Turning Stem Cell Lemons into Lemonade

Posted by Jesse Reynolds April 16, 2007
Biopolitical Times
In recent years, I've tracked a change in the publicly-stated justifications for research cloning made by advocates and scientists. The practice was originally touted as a way to make patient-specific stem cell lines in order to avoid immune system rejection. In the last two or three years, the stated reasoning has evolved to cite its potential to create disease-specific stem cell lines in order to simply study diseases. Are we now witnessing a similar shift in justifications in run-of-the-mill embryonic stem cell research?

The top story in today's San Francisco Chronicle describes new research in amyotrophic lateral sclerosis (ALS) indicates that the replacement of degenerated cells with new cells from stem cells will not address the cause of the damage to the tissue. Because it would treat a manifestation but not the root of the disease, such cellular therapy may be a dead end.

But according the article's author, headline writer ("Stem Cell Research Opens New Doors"), and presumably, the researchers, this doesn't decrease the imperative for embryonic stem cell research:
One argument for stem cell research is that it might generate fresh replacement cells for those destroyed by such horrific diseases as ALS, the paralyzing nervous system disorder popularly known as Lou Gehrig's disease.

The latest research suggests those predictions might be unrealistic: Replacing cells that die off in a disease still leaves open the question of why the cells died in the first place, which is the critical issue in any autoimmune disease, or degenerative diseases such as Alzheimer's or Parkinson's.

The findings may be the most dramatic example yet of the idea that stem cells are more valuable as a "disease model" -- used to study disease -- rather than a simple source of replacement parts....
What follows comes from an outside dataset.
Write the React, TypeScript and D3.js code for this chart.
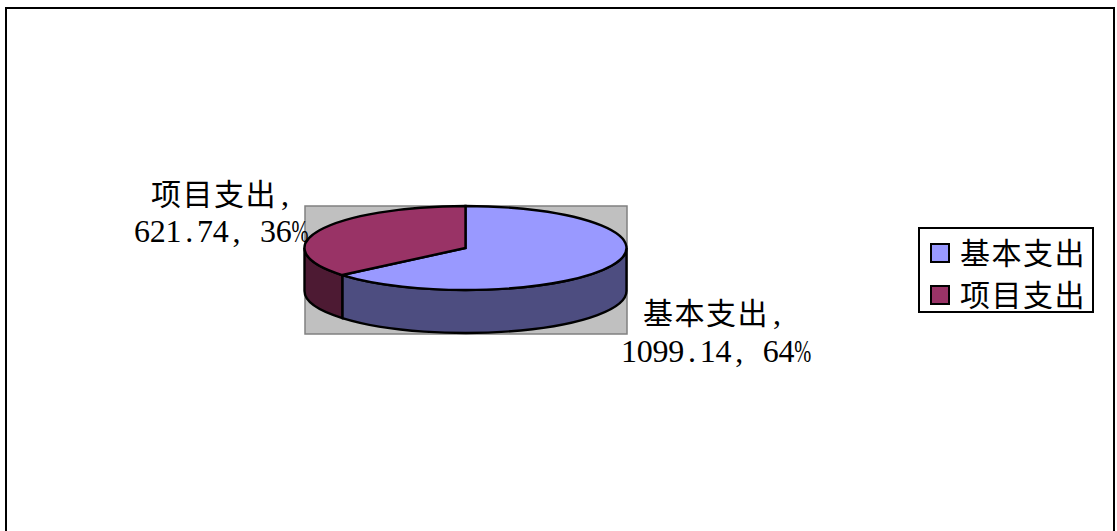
import React from "react";
import * as d3 from "d3";

const categories = ["基本支出", "项目支出"];
const values = [1099.14, 621.74];
const percents = ["64%", "36%"];

const width = 1117;
const height = 531;

const topColors = ["#9999ff", "#993366"];
const sideColors = ["#4d4d80", "#4d1a33"];

const cx = 465.5;
const cy = 248;
const rx = 161;
const ry = 42;
const depth = 43;
const squash = ry / rx;
const advance = 15.75;

const serif = "'Liberation Serif', serif";
const cjk = "'Noto Sans CJK SC', sans-serif";

const pie = d3.pie<number>().sort(null);
const arcs = pie(values);
const arcGen = d3.arc<d3.PieArcDatum<number>>().innerRadius(0).outerRadius(rx);

// wall of the cake between two pie angles, only the front half shows
function wall(a0: number, a1: number) {
  const from = Math.max(a0, Math.PI / 2) - Math.PI / 2;
  const to = Math.min(a1, (3 * Math.PI) / 2) - Math.PI / 2;
  const d = depth / squash;
  const p = d3.path();
  p.arc(0, 0, rx, from, to, false);
  p.arc(0, d, rx, to, from, true);
  p.closePath();
  return p.toString();
}

// the original font is fixed width, so lay the latin glyphs out cell by cell
function cells(s: string, x0: number) {
  return Array.from(s)
    .map((ch, i) => x0 + i * advance + (ch === "." || ch === "," ? 4 : 0))
    .join(" ");
}

function DataLabel({ i, x, nameX, y0, y1 }: { i: number; x: number; nameX: number; y0: number; y1: number }) {
  const line = `${values[i]}, ${percents[i].replace("%", "")}`;
  return (
    <g fill="#000">
      <text x={nameX} y={y0} fontFamily={cjk} fontSize={30} letterSpacing={1.5}>
        {categories[i]}
      </text>
      <text x={nameX + 126 + 4} y={y0} fontFamily={serif} fontSize={32}>
        ,
      </text>
      <text x={cells(line, x)} y={y1} fontFamily={serif} fontSize={32} xmlSpace="preserve">
        {line}
      </text>
      <text
        x={x + line.length * advance}
        y={y1}
        fontFamily={serif}
        fontSize={32}
        textLength={17}
        lengthAdjust="spacingAndGlyphs"
      >
        %
      </text>
    </g>
  );
}

export default function App() {
  const lineStyle: React.CSSProperties = { vectorEffect: "non-scaling-stroke" };
  return (
    <svg
      width={width}
      height={height}
      style={{ position: "absolute", left: 0, top: 0, display: "block", background: "#fff" }}
    >
      <rect x={6} y={8} width={1108} height={560} fill="#fff" stroke="#000" strokeWidth={2} />

      <rect x={305} y={206} width={322} height={128} fill="#c0c0c0" stroke="#808080" strokeWidth={1.5} />

      <g transform={`translate(${cx},${cy}) scale(1,${squash})`}>
        {arcs.map((a, i) => (
          <path
            key={"side" + i}
            d={wall(a.startAngle, a.endAngle)}
            fill={sideColors[i]}
            stroke="#000"
            strokeWidth={2.4}
            style={lineStyle}
          />
        ))}
        {arcs.map((a, i) => (
          <path
            key={"top" + i}
            d={arcGen(a) as string}
            fill={topColors[i]}
            stroke="#000"
            strokeWidth={2.4}
            style={lineStyle}
          />
        ))}
      </g>

      <DataLabel i={1} x={134} nameX={151} y0={205} y1={242} />
      <DataLabel i={0} x={621} nameX={643} y0={324} y1={362} />

      <rect x={919} y={228} width={174} height={84} fill="#fff" stroke="#000" strokeWidth={2} />
      {categories.map((c, i) => (
        <g key={c} transform={`translate(931,${244 + i * 42})`}>
          <rect width={18} height={18} fill={topColors[i]} stroke="#000" strokeWidth={2} />
          <text x={29} y={20} fontFamily={cjk} fontSize={30} letterSpacing={1.5} fill="#000">
            {c}
          </text>
        </g>
      ))}
    </svg>
  );
}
Cell replacement therapy may never happen. But stem cell biologists insist it's hardly a failure if they ultimately achieve success along a different pathway.
One prominent researcher even uses the opportunity to plug research cloning, also known as somatic cell nuclear transfer:
We need to learn more about the mechanisms of these neurodegenerative diseases. This underscores why we're so excited about somatic cell nuclear transfer, which will allow us to make disease-specific cell lines.
I don't mean to imply that embryonic stem cell research and research cloning don't hold potential for reducing human suffering. But it's critical that science policy be informed by science. Thus, how scientists communicate the potential of a controversial technique must be realistic, clear, and honest.